The present micro-structure characterization represented in this Research Topic proposed the state-of-art techniques. Employing these quantitative parameters, it is helpful to explain the effect of microstructure on macroscopic properties like elastic modulus, conductivity and strength.

A laboratory or in-situ test is a common technique to analyze the physical parameters of geomaterials [2]. Experimental studies can be categorized into two types in this Research Topic. The first is the natural geomaterials with heterogeneous structures. The microscopic structure of natural geomaterial has apparent diversity.

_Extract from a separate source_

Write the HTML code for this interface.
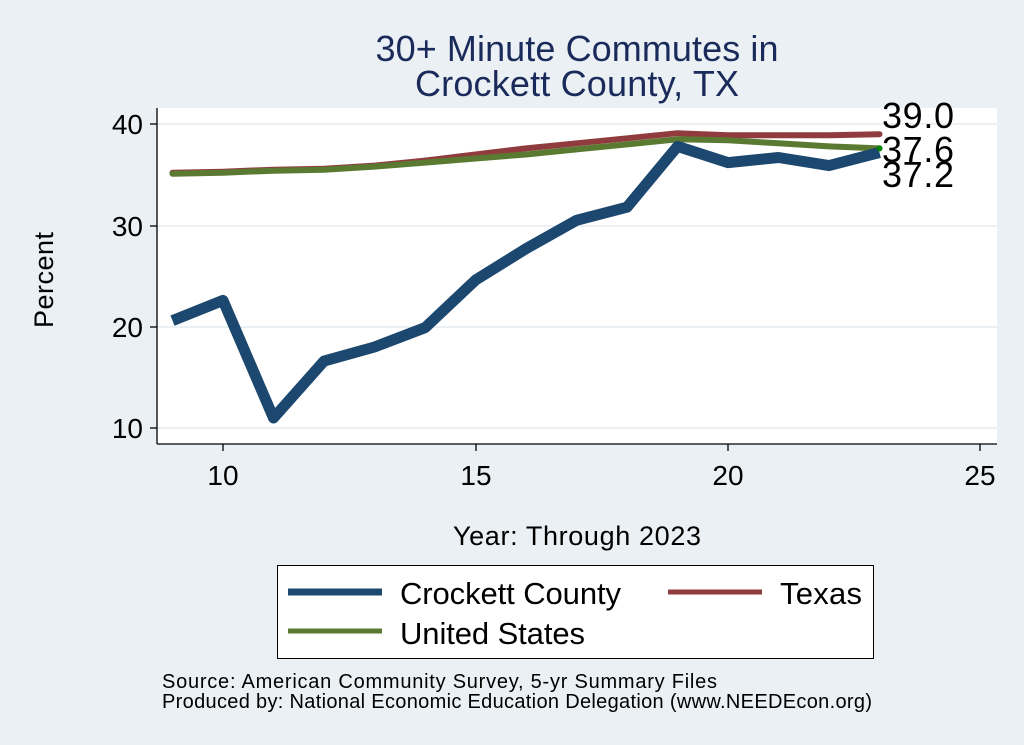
<!DOCTYPE html>
<html><head><meta charset="utf-8"><style>
body{margin:0;background:#eaf0f3;}
svg{display:block;font-family:"Liberation Sans",Arial,sans-serif;}
</style></head><body>
<svg width="1024" height="745" viewBox="0 0 1024 745">
<rect width="1024" height="745" fill="#eaf0f3"/>
<rect x="157" y="108" width="840" height="336" fill="#fff"/>
<g stroke="#eaf0f3" stroke-width="2">
<line x1="157" x2="997" y1="124" y2="124"/><line x1="157" x2="997" y1="226" y2="226"/>
<line x1="157" x2="997" y1="327" y2="327"/><line x1="157" x2="997" y1="428" y2="428"/>
</g>
<g stroke="#000" stroke-width="1.3">
<line x1="157" y1="108" x2="157" y2="444"/><line x1="157" y1="444" x2="997" y2="444"/>
<line x1="150" x2="157" y1="124" y2="124"/><line x1="150" x2="157" y1="226" y2="226"/>
<line x1="150" x2="157" y1="327" y2="327"/><line x1="150" x2="157" y1="428" y2="428"/>
<line x1="223" x2="223" y1="444" y2="451"/><line x1="476" x2="476" y1="444" y2="451"/>
<line x1="728" x2="728" y1="444" y2="451"/><line x1="980" x2="980" y1="444" y2="451"/>
</g>
<g font-size="28" text-anchor="end" fill="#000">
<text x="143" y="134">40</text><text x="143" y="236">30</text><text x="143" y="337">20</text><text x="143" y="438">10</text>
</g>
<g font-size="28" text-anchor="middle" fill="#000">
<text x="223" y="485">10</text><text x="476" y="485">15</text><text x="728" y="485">20</text><text x="980" y="485">25</text>
<text x="577" y="545" font-size="27" textLength="248">Year: Through 2023</text>
<text x="577" y="61" font-size="36" fill="#1a2a5a" textLength="403">30+ Minute Commutes in</text>
<text x="577" y="96" font-size="36" fill="#1a2a5a" textLength="324">Crockett County, TX</text>
</g>
<text transform="translate(53,280) rotate(-90)" font-size="27" text-anchor="middle" textLength="96">Percent</text>
<g fill="none" stroke-linejoin="round" stroke-linecap="round">
<polyline stroke="#903c3f" stroke-width="6" points="172.5,172.7 223,171.7 273.5,169.7 324,168.7 374.5,165.6 425,160.6 475.5,154.5 526,148.4 576.5,143.3 627,138.3 677.5,133.2 728,135.2 778.5,135.2 829,135.2 879.5,134.2"/>
<polyline stroke="#5a7a32" stroke-width="6" points="172.5,173.7 223,172.7 273.5,170.7 324,169.7 374.5,166.6 425,162.6 475.5,158.5 526,154.5 576.5,149.4 627,144.4 677.5,139.3 728,140.3 778.5,143.3 829,146.4 879.5,148.4"/>
<polyline stroke="#1c476f" stroke-width="11" stroke-linecap="butt" points="172.5,320.6 223,300.4 273.5,418 324,361.1 374.5,347 425,327.7 475.5,280.1 526,248.7 576.5,220.3 627,207.2 677.5,146.4 728,162.6 778.5,157.5 829,165.6 879.5,152.5"/>
</g>
<circle cx="879.5" cy="148.4" r="3" fill="#008000"/>
<g font-size="36" fill="#000">
<text x="882" y="128" textLength="72">39.0</text><text x="882" y="162" textLength="72">37.6</text><text x="882" y="187" textLength="72">37.2</text>
</g>
<rect x="277.5" y="565.5" width="596" height="93" fill="#fff" stroke="#000" stroke-width="1"/>
<line x1="288" x2="382" y1="592" y2="592" stroke="#1c476f" stroke-width="7"/>
<line x1="668" x2="762" y1="592" y2="592" stroke="#903c3f" stroke-width="5"/>
<line x1="288" x2="382" y1="631" y2="631" stroke="#5a7a32" stroke-width="5"/>
<g font-size="31" fill="#000">
<text x="400" y="604" textLength="221">Crockett County</text><text x="780" y="604" textLength="82">Texas</text><text x="400" y="644" textLength="185">United States</text>
</g>
<g font-size="20" fill="#000">
<text x="162" y="688" textLength="555">Source: American Community Survey, 5-yr Summary Files</text>
<text x="162" y="708" textLength="710">Produced by: National Economic Education Delegation (www.NEEDEcon.org)</text>
</g>
</svg>
</body></html>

Zhang et al. implemented a triaxial experiment for rock samples with different sampling angles and got the relationship between strength parameters and inherent anisotropy.

Another type of test is for the artificial materials with different components. Li et al. proposed a polyvinyl alcohol (PVA) reinforcement method to improve the stability of sand slopes in Southeast Tibet. Cao et al. presented a Brazilian compression test incorporating a scanning electron microscope for sandstone containing pre-existing cracks. Compared with natural geomaterials, the artificial material is more appropriate in designing geomaterial with high physical properties.

The constitution model to describe the mechanical behavior of the material can date back to the 17th century. Incorporating the microscopic structure in the constitution model is an efficient solution that can be easily used in many commercial and open-source codes. Chao et al. presents a simple homogenized-based elastoplastic damage constitutive model of porous rock material consider the heterogeneities of the studied porous rock. Based on the proper assumption, this kind of model can predict the primary mechanical behavior of heterogeneous geomaterial.

Due to the limitation of analytical solutions, most multiscale constitution models are established based on the simple assumption. For example, the shape of the pore is spherical, and the crack is penny-shaped in these models. Compared with the multiscale constitution model, a numerical method is applicable for complex shapes. Yan et al. presented a numerical simulation of irregular columnar jointed rock mass mechanical properties based on the Voronoi random graph generation algorithm and contact surface elements. It is noted that the numerical method often consumes a huge amount of computation cost for complex structures.